Camille Laurens, Inventer le désir

 

Dans la salle du fond de la Gaya Scienza, à Nice en mars 2023, Frédéric et moi exposions ensemble. A un moment, un homme m’a demandé : “qu’est-ce qu’elle vous fait cette peinture ?” en montrant les cinq immenses panneaux des “autoportraits d’un autre” de Frédéric. Sans réfléchir, j’ai répondu : “elle me donne envie de peindre avec lui”.
 

En réalité, peindre s’est transformé en “écrire”, parce qu’au fond, ce qui s'est exprimé dans la réponse spontanée à cette question, c’est le désir de créer. Créer avec Frédéric, dans le même temps, le même espace mais pas sur le même support. Ce qui m'intéressait, c’était de voir ce qui se mettait à œuvrer en moi en présence de son œuvre à lui, en train de se faire. L’idée n’était pas de créer une œuvre à quatre mains, mais de voir ce que l’une faisait chez l’autre. Ce que les signes de l'un rendaient comme signes chez l'autre. 

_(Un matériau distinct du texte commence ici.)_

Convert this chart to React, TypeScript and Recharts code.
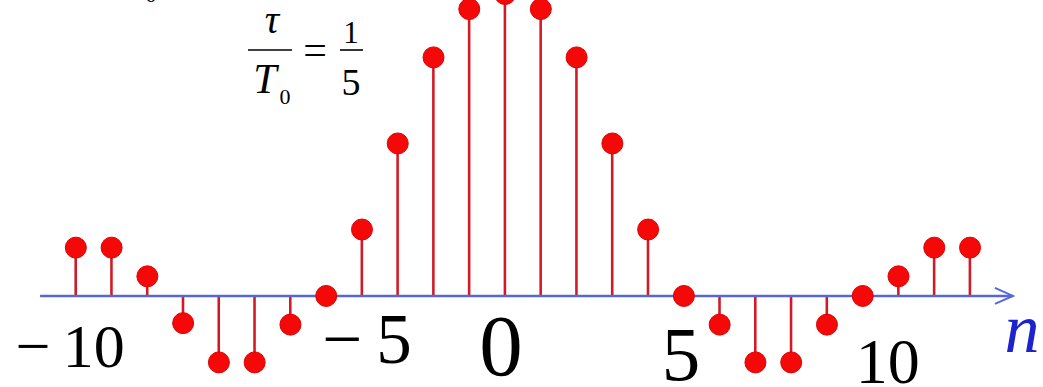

Certaines lectures, certaines écritures, certains signes donnent envie d’écrire, de produire d'autre signes. Certains dessins donnent envie de créer. Que ce passe-t-il dans cette réaction en chaîne, cette contagiosité de l’œuvre ?

Frédéric et moi avions déjà en commun la nécessité de créer quels que soient les monstres et les hommes, quel que soit l’état du monde, pour réinjecter un peu de sang vivant dans une terre qui asphyxie.

 

On a peint et on a écrit au même endroit, en même temps, dans le même silence ou dans la même musique. Frédéric a sorti ses grands rouleaux blancs. J’ai sorti mes pages blanches. Deux mains ont été disponibles au passage d'une encre. Il a commencé à dessiner, j’ai commencé à écrire. Très vite nous n’étions plus seulement deux, nous étions 3 : Frédéric, moi et l’œuvre peinte. Et puis très vite nous n’étions plus 3, nous étions 4 : de chaque papier, est né un poème. Et puis le poème est devenu voix, celle d’une poupée. 
Qu'est-ce que l'œuvre fait à une main qui écrit ? Qui sont les corps en jeux ? Dans quels jeux des corps ? Qu'est-ce qui naît là ? 

 

Les poèmes sont portés par les poupées, ce sont elles qui parlent de ce qui s’est passé, ce sont elles – issues et témoins – de l’expérience, qui s’adressent aux créatures de Frédéric. Elles ont leur vie propre, qui continue d’œuvrer en chacun de nous : une vie contagieuse.